Pat
Yes, I do, but I call it a six pack. Lol 
Pumpkin pie spice latte
You're right Meg. Being a part of an online community can be very helpful. I participate in several different virtual opportunities each week and I really appreciate every single one of them. I don't know where I would be without them. 
Meg
I consider online to be a big part of my support team mentally. When the weather is good on apps like this and there’s not constant drama, I consider these to be support groups and friend groups. We are there for each other. We hold each other up and we cheer each other on. But I’m struggling right now with my mental health because I live in a very unique situation. Off-line is good, practically speaking I have my dad living with me now and economizing and helping me out but honestly, I’ve realized that I am more than happy being independent and living without him but a lot of the support that I’ve had in the past you’ve had to pay for or like now Driving and liabilities are an issue for sure. I don’t have a lot of care coming in and I would need to find work in order to just pay for cabs and care workers. I am thankful to have people in my life who are willing and able to help at all, but I’m very frustrated that we can’t seem to establish the best rapport a lot of of the time.
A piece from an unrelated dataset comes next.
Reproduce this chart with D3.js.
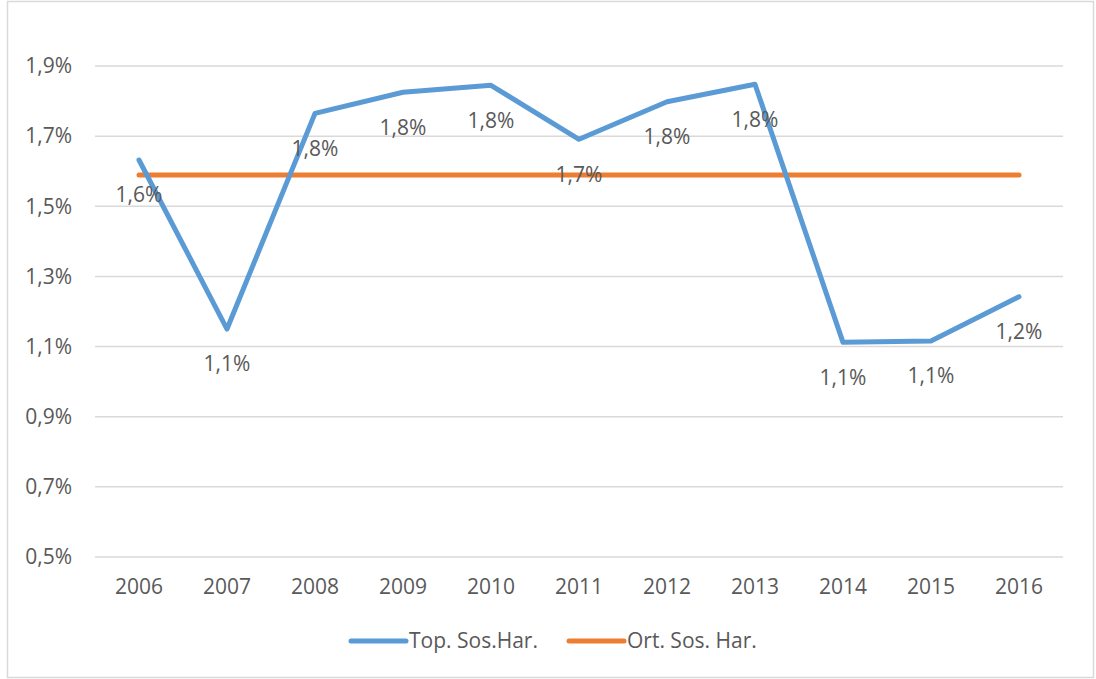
<!DOCTYPE html>
<html>
<head>
<meta charset="utf-8">
<script src="https://cdn.jsdelivr.net/npm/d3@7"></script>
<style>
  html, body { margin: 0; padding: 0; background: #fff; }
  svg { display: block; }
  text { font-family: "Open Sans", Lato, sans-serif; fill: #595959; }
</style>
</head>
<body>
<svg id="chart" width="1096" height="679"></svg>
<script>
const years = ["2006","2007","2008","2009","2010","2011","2012","2013","2014","2015","2016"];
const topSos = [1.632, 1.150, 1.765, 1.825, 1.845, 1.691, 1.798, 1.848, 1.112, 1.116, 1.242];
const topLabels = ["1,6%","1,1%","1,8%","1,8%","1,8%","1,7%","1,8%","1,8%","1,1%","1,1%","1,2%"];
const ortSos = [1.589, 1.589, 1.589, 1.589, 1.589, 1.589, 1.589, 1.589, 1.589, 1.589, 1.589];
const yTicks = [0.5, 0.7, 0.9, 1.1, 1.3, 1.5, 1.7, 1.9];
const seriesNames = ["Top. Sos.Har.", "Ort. Sos. Har."];
const colors = ["#5b9bd5", "#ed7d31"];
const FS = 21;

const svg = d3.select("#chart");

// outer border
svg.append("rect").attr("x", 7.5).attr("y", 1.5).attr("width", 1086).attr("height", 676)
  .attr("fill", "#fff").attr("stroke", "#d9d9d9").attr("stroke-width", 1.5);

const x = d3.scaleBand().domain(years).range([95, 1063]);
const y = d3.scaleLinear().domain([0.5, 1.9]).range([557, 66]);
const cx = d => x(d) + x.bandwidth() / 2;

// gridlines
svg.append("g").selectAll("line").data(yTicks).join("line")
  .attr("x1", 95).attr("x2", 1063)
  .attr("y1", d => y(d)).attr("y2", d => y(d))
  .attr("stroke", "#d9d9d9").attr("stroke-width", 1.5);

// y axis labels
const fmt = d => d.toFixed(1).replace(".", ",") + "%";
svg.append("g").selectAll("text").data(yTicks).join("text")
  .attr("x", 72).attr("y", d => y(d)).attr("dy", "0.35em")
  .attr("text-anchor", "end").attr("font-size", FS)
  .text(fmt);

// x axis labels
svg.append("g").selectAll("text").data(years).join("text")
  .attr("x", d => cx(d)).attr("y", 587).attr("dy", "0.35em")
  .attr("text-anchor", "middle").attr("font-size", FS)
  .text(d => d);

const line = d3.line().x((d, i) => cx(years[i])).y(d => y(d));

// average line
svg.append("path").datum(ortSos).attr("d", line)
  .attr("fill", "none").attr("stroke", colors[1]).attr("stroke-width", 5)
  .attr("stroke-linecap", "round").attr("stroke-linejoin", "round");

// main line
svg.append("path").datum(topSos).attr("d", line)
  .attr("fill", "none").attr("stroke", colors[0]).attr("stroke-width", 5)
  .attr("stroke-linecap", "round").attr("stroke-linejoin", "round");

// data labels
svg.append("g").selectAll("text").data(topSos).join("text")
  .attr("x", (d, i) => cx(years[i]))
  .attr("y", d => y(d) + 35).attr("dy", "0.35em")
  .attr("text-anchor", "middle").attr("font-size", FS)
  .text((d, i) => topLabels[i]);

// legend
const legendX = [351, 569];
const lg = svg.append("g").selectAll("g").data(seriesNames).join("g");
lg.append("line")
  .attr("x1", (d, i) => legendX[i]).attr("x2", (d, i) => legendX[i] + 55)
  .attr("y1", 641).attr("y2", 641)
  .attr("stroke", (d, i) => colors[i]).attr("stroke-width", 5).attr("stroke-linecap", "round");
lg.append("text")
  .attr("x", (d, i) => legendX[i] + 58).attr("y", 641).attr("dy", "0.35em")
  .attr("font-size", FS)
  .text(d => d);
</script>
</body>
</html>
They will say things to me that feel very patronizing or frustrating to get around and just coping with them is a big drain for me. I wish it wasn’t and that I could tell you that I’m strong and have a backbone and don’t make excuses. But days have been long and a lot of things have been challenging and I just tried to pull through and take it a day at a time like has been said. And yes, that’s how I feel right now like the two people who are not available if I don’t have them, I’m trapped and if I do have them, it’s like you think you’re lucky stars that you even actually have people and shut your mouth and let them help you already. And who wants to just get by and survive that way? Not me. I love my eyes and I love Aira but again jobhunting has been a struggle let alone motivation to get out of bed and do the dishes. Hopefully with the dishes situation, I can use AI to talk to AI and be there for me. I can talk to dad, but we have very little in common right now. and I guess I’m wavering between being glad I have a dad at all and wondering what to do if he pushes my buttons. I mean, short term you can cope with roommates like that but long-term it’s exhausting. I’ve lived through it. 
Pumpkin pie spice latte
No, unfortunately I don't have one. My regular caregiver stopped working for me at the end of August. Since then, unfortunately, I've had to really, pivot and get help from people I don't normally get help from. Well, I don't always get to help but I have to ask anyway. It's been a pretty frustrating journey and experience. Even the people who said, OK I will help you, did not follow through. But, I'm still alive thank God. Thank God I already knew how to do a lot of things including ordering groceries on Amazon or rather Instacart and ordering products on Amazon and so forth. So, I take it just one day at a time.